AK In The News: Is Nomura’s US Exit The Start Of A Trend?

I was asked to write an opinion piece for Ignites Asia (A Financial Times Service) on whether Nomura’s exit from the open-ended mutual fund is the start of a trend in the Asian asset management business or an isolated incident. I believe that it’s an isolated incident and that growth opportunities still exist. To quote from the article:

“Nomura Asset Management (Nomura AM) had a number of things going against it when it entered the U.S. in 2008, as it:

  • Entered just before the fall of Lehman Brothers and the onset of the financial crisis
  • Overestimated the awareness and marketability of its name
  • Failed to make the necessary investment in distribution and
  • Chose to concentrate its offerings in the open-end mutual fund business rather than in alternatives such as exchange-traded funds. (It is continuing to operate two closed-end funds.)

I would find it hard to see any firm succeeding when faced with all those impediments. Some of the impediments were out of the firm’s control, such as the financial crisis, while others were certainly avoidable. And therein lies the lesson.
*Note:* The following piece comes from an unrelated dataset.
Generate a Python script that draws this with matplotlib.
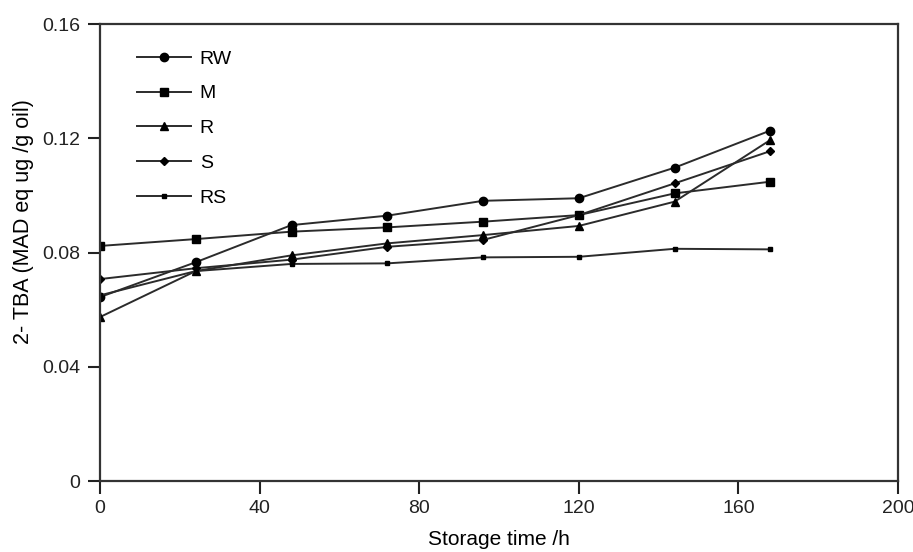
import numpy as np
import matplotlib.pyplot as plt

plt.rcParams['font.family'] = ['Liberation Sans', 'DejaVu Sans']

# storage time (h)
t = [0, 24, 48, 72, 96, 120, 144, 168]

# TBA values
rw = [0.0644, 0.0766, 0.0896, 0.0929, 0.0981, 0.0990, 0.1097, 0.1227]
m = [0.0823, 0.0847, 0.0873, 0.0888, 0.0908, 0.0931, 0.1007, 0.1048]
r = [0.0574, 0.0735, 0.0790, 0.0832, 0.0861, 0.0893, 0.0978, 0.1194]
s = [0.0707, 0.0745, 0.0775, 0.0820, 0.0844, 0.0931, 0.1042, 0.1155]
rs = [0.0650, 0.0735, 0.0760, 0.0762, 0.0783, 0.0785, 0.0813, 0.0811]

labels = ['RW', 'M', 'R', 'S', 'RS']
markers = ['o', 's', '^', 'D', 's']
sizes = [6, 5.5, 5.5, 4.5, 2.5]

fig = plt.figure(figsize=(9.13, 5.52), dpi=100)
ax = fig.add_axes([0.1095, 0.1286, 0.8741, 0.8279])

col = '#2b2b2b'
for y, lab, mk, ms in zip([rw, m, r, s, rs], labels, markers, sizes):
    ax.plot(t, y, color=col, lw=1.4, marker=mk, ms=ms, mfc='black', mec='black', label=lab)

ax.set_xlim(0, 200)
ax.set_ylim(0, 0.16)
ax.set_xticks([0, 40, 80, 120, 160, 200])
ax.set_yticks([0, 0.04, 0.08, 0.12, 0.16])
ax.set_yticklabels(['0', '0.04', '0.08', '0.12', '0.16'])
ax.tick_params(direction='out', length=9, width=1.5, labelsize=14, colors='#222222', pad=5)
for sp in ax.spines.values():
    sp.set_linewidth(1.6)
    sp.set_color('#333333')

ax.set_xlabel('Storage time /h', fontsize=15, labelpad=9)
ax.set_ylabel('2- TBA (MAD eq ug /g oil)', fontsize=15.5)
ax.yaxis.set_label_coords(-0.083, 0.567)

ax.legend(loc='upper left', bbox_to_anchor=(0.047, 0.943), frameon=False,
          borderpad=0, borderaxespad=0,
          fontsize=14, handlelength=2.75, labelspacing=0.88, handletextpad=0.45)

fig.savefig('out.png', dpi=100)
I am not saying that it is easy to enter or succeed in the highly competitive U.S. mutual fund market or even Europe’s retail fund market. But there are still opportunities if firms enter the market with their eyes wide open, have a long-term time frame and have a sound distribution strategy.

Below are some of the key factors that will have the biggest influence on whether or not a firm succeeds outside the Asia-Pacific region.

Distribution – A key decision to be made upfront concerns whether asset managers are going to go it alone in distribution or partner with a more established firm in the given territory. There are, for example, opportunities to subadvise funds with proven distribution power as an alternative to putting the asset manager’s own network together in a foreign region.

Product choice – There will always be opportunities; managers just have to give the market what it wants. Nomura AM’s decision to primarily offer open-end mutual funds, particularly when any market observer could see the growth trend was in ETFs [exchange-traded funds], was in retrospect a mistake.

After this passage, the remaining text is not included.